----- PROVIDED MATERIAL
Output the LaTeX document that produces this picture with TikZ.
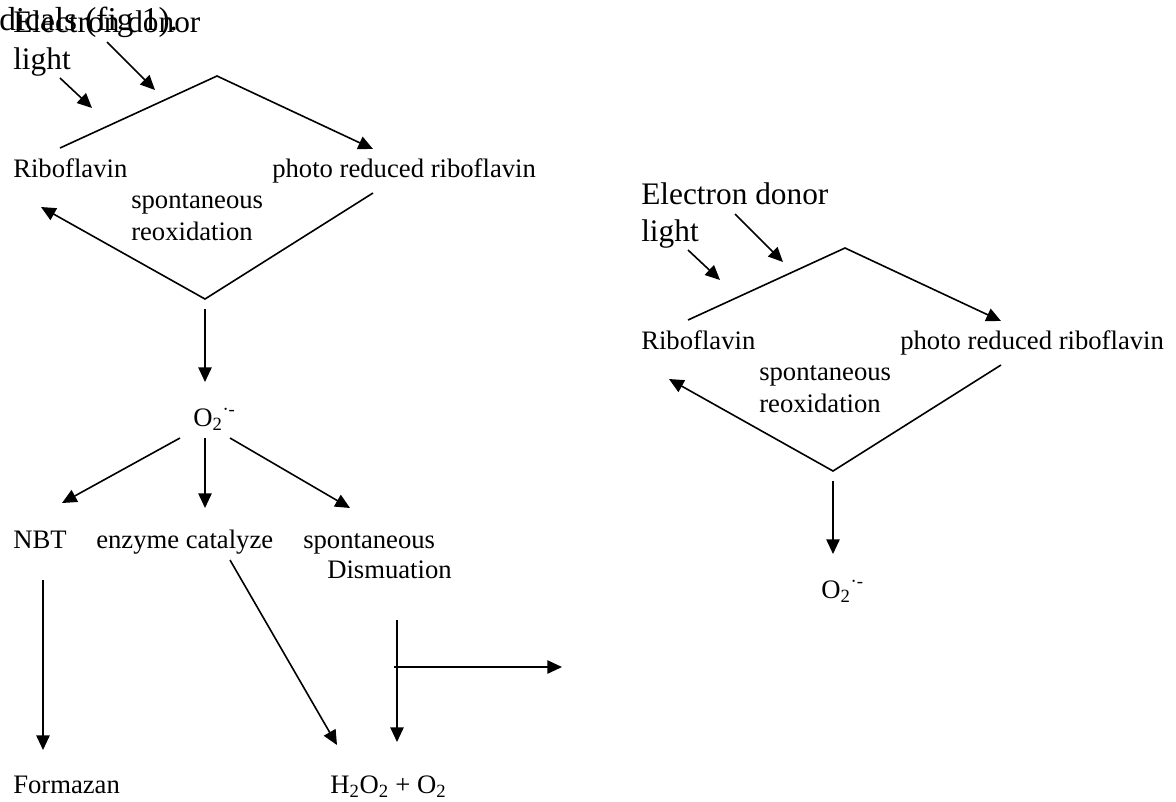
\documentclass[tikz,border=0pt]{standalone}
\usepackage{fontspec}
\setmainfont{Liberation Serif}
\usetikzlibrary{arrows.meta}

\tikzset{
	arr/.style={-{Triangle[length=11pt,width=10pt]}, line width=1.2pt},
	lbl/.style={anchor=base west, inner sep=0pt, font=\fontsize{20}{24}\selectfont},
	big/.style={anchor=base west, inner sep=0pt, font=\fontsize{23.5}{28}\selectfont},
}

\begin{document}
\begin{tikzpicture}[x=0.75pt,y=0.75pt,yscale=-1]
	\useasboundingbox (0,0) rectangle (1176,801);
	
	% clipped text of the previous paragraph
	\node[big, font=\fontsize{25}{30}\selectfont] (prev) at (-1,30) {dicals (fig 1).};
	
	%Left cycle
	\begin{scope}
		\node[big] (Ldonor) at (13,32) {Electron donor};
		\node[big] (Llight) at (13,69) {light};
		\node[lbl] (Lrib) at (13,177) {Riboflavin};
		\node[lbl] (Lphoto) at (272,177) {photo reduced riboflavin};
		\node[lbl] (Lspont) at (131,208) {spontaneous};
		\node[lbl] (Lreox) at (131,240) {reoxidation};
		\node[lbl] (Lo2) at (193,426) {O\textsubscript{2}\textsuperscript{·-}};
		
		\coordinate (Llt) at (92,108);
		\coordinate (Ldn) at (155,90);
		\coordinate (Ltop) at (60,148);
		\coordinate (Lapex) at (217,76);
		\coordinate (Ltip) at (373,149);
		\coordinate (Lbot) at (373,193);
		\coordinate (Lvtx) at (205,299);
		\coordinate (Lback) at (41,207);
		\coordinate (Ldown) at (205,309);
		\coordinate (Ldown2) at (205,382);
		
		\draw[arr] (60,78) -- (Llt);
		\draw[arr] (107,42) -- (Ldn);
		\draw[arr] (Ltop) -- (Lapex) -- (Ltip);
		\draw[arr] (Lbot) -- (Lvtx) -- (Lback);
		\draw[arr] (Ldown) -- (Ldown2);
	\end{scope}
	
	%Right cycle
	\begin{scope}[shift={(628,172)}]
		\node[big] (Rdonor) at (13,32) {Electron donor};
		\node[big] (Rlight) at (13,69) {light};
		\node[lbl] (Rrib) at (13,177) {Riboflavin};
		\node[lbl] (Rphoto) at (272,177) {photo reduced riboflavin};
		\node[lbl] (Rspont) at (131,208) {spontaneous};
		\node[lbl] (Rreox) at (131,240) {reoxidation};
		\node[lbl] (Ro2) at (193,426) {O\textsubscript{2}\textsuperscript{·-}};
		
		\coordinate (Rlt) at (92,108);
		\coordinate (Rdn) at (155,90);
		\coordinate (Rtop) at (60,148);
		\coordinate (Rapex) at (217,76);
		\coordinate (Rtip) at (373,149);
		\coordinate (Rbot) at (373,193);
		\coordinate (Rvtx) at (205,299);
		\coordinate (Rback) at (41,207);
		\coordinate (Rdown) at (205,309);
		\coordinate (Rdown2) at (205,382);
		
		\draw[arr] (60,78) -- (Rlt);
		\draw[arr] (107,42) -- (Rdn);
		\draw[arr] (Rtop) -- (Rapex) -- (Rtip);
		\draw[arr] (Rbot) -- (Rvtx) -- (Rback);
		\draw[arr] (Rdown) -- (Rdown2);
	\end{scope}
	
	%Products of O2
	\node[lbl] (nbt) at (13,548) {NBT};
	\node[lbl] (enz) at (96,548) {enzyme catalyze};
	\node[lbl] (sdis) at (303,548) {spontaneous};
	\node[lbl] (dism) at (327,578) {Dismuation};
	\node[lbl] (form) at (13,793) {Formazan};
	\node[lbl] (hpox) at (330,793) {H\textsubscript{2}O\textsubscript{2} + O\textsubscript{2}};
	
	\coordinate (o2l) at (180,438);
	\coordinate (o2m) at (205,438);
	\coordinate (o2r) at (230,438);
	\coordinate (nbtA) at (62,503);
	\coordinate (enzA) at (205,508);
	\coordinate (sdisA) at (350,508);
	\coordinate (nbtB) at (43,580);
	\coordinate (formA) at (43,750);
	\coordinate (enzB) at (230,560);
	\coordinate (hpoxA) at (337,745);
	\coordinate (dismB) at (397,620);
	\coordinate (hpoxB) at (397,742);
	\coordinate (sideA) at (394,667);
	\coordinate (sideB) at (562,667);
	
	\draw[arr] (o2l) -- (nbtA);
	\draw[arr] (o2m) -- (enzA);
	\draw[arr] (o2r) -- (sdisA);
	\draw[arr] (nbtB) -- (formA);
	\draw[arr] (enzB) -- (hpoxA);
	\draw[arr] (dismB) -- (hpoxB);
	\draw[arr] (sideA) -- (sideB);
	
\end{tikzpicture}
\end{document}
----------
> [WORK REQUIRED]: Omitting all images, print the listing exactly.

> [PROBLEM SOLUTION]:
Output the LaTeX document that produces this picture with TikZ.
\documentclass[tikz,border=0pt]{standalone}
\usepackage{fontspec}
\setmainfont{Liberation Serif}
\usetikzlibrary{arrows.meta}

\tikzset{
	arr/.style={-{Triangle[length=11pt,width=10pt]}, line width=1.2pt},
	lbl/.style={anchor=base west, inner sep=0pt, font=\fontsize{20}{24}\selectfont},
	big/.style={anchor=base west, inner sep=0pt, font=\fontsize{23.5}{28}\selectfont},
}

\begin{document}
\begin{tikzpicture}[x=0.75pt,y=0.75pt,yscale=-1]
	\useasboundingbox (0,0) rectangle (1176,801);
	
	% clipped text of the previous paragraph
	\node[big, font=\fontsize{25}{30}\selectfont] (prev) at (-1,30) {dicals (fig 1).};
	
	%Left cycle
	\begin{scope}
		\node[big] (Ldonor) at (13,32) {Electron donor};
		\node[big] (Llight) at (13,69) {light};
		\node[lbl] (Lrib) at (13,177) {Riboflavin};
		\node[lbl] (Lphoto) at (272,177) {photo reduced riboflavin};
		\node[lbl] (Lspont) at (131,208) {spontaneous};
		\node[lbl] (Lreox) at (131,240) {reoxidation};
		\node[lbl] (Lo2) at (193,426) {O\textsubscript{2}\textsuperscript{·-}};
		
		\coordinate (Llt) at (92,108);
		\coordinate (Ldn) at (155,90);
		\coordinate (Ltop) at (60,148);
		\coordinate (Lapex) at (217,76);
		\coordinate (Ltip) at (373,149);
		\coordinate (Lbot) at (373,193);
		\coordinate (Lvtx) at (205,299);
		\coordinate (Lback) at (41,207);
		\coordinate (Ldown) at (205,309);
		\coordinate (Ldown2) at (205,382);
		
		\draw[arr] (60,78) -- (Llt);
		\draw[arr] (107,42) -- (Ldn);
		\draw[arr] (Ltop) -- (Lapex) -- (Ltip);
		\draw[arr] (Lbot) -- (Lvtx) -- (Lback);
		\draw[arr] (Ldown) -- (Ldown2);
	\end{scope}
	
	%Right cycle
	\begin{scope}[shift={(628,172)}]
		\node[big] (Rdonor) at (13,32) {Electron donor};
		\node[big] (Rlight) at (13,69) {light};
		\node[lbl] (Rrib) at (13,177) {Riboflavin};
		\node[lbl] (Rphoto) at (272,177) {photo reduced riboflavin};
		\node[lbl] (Rspont) at (131,208) {spontaneous};
		\node[lbl] (Rreox) at (131,240) {reoxidation};
		\node[lbl] (Ro2) at (193,426) {O\textsubscript{2}\textsuperscript{·-}};
		
		\coordinate (Rlt) at (92,108);
		\coordinate (Rdn) at (155,90);
		\coordinate (Rtop) at (60,148);
		\coordinate (Rapex) at (217,76);
		\coordinate (Rtip) at (373,149);
		\coordinate (Rbot) at (373,193);
		\coordinate (Rvtx) at (205,299);
		\coordinate (Rback) at (41,207);
		\coordinate (Rdown) at (205,309);
		\coordinate (Rdown2) at (205,382);
		
		\draw[arr] (60,78) -- (Rlt);
		\draw[arr] (107,42) -- (Rdn);
		\draw[arr] (Rtop) -- (Rapex) -- (Rtip);
		\draw[arr] (Rbot) -- (Rvtx) -- (Rback);
		\draw[arr] (Rdown) -- (Rdown2);
	\end{scope}
	
	%Products of O2
	\node[lbl] (nbt) at (13,548) {NBT};
	\node[lbl] (enz) at (96,548) {enzyme catalyze};
	\node[lbl] (sdis) at (303,548) {spontaneous};
	\node[lbl] (dism) at (327,578) {Dismuation};
	\node[lbl] (form) at (13,793) {Formazan};
	\node[lbl] (hpox) at (330,793) {H\textsubscript{2}O\textsubscript{2} + O\textsubscript{2}};
	
	\coordinate (o2l) at (180,438);
	\coordinate (o2m) at (205,438);
	\coordinate (o2r) at (230,438);
	\coordinate (nbtA) at (62,503);
	\coordinate (enzA) at (205,508);
	\coordinate (sdisA) at (350,508);
	\coordinate (nbtB) at (43,580);
	\coordinate (formA) at (43,750);
	\coordinate (enzB) at (230,560);
	\coordinate (hpoxA) at (337,745);
	\coordinate (dismB) at (397,620);
	\coordinate (hpoxB) at (397,742);
	\coordinate (sideA) at (394,667);
	\coordinate (sideB) at (562,667);
	
	\draw[arr] (o2l) -- (nbtA);
	\draw[arr] (o2m) -- (enzA);
	\draw[arr] (o2r) -- (sdisA);
	\draw[arr] (nbtB) -- (formA);
	\draw[arr] (enzB) -- (hpoxA);
	\draw[arr] (dismB) -- (hpoxB);
	\draw[arr] (sideA) -- (sideB);
	
\end{tikzpicture}
\end{document}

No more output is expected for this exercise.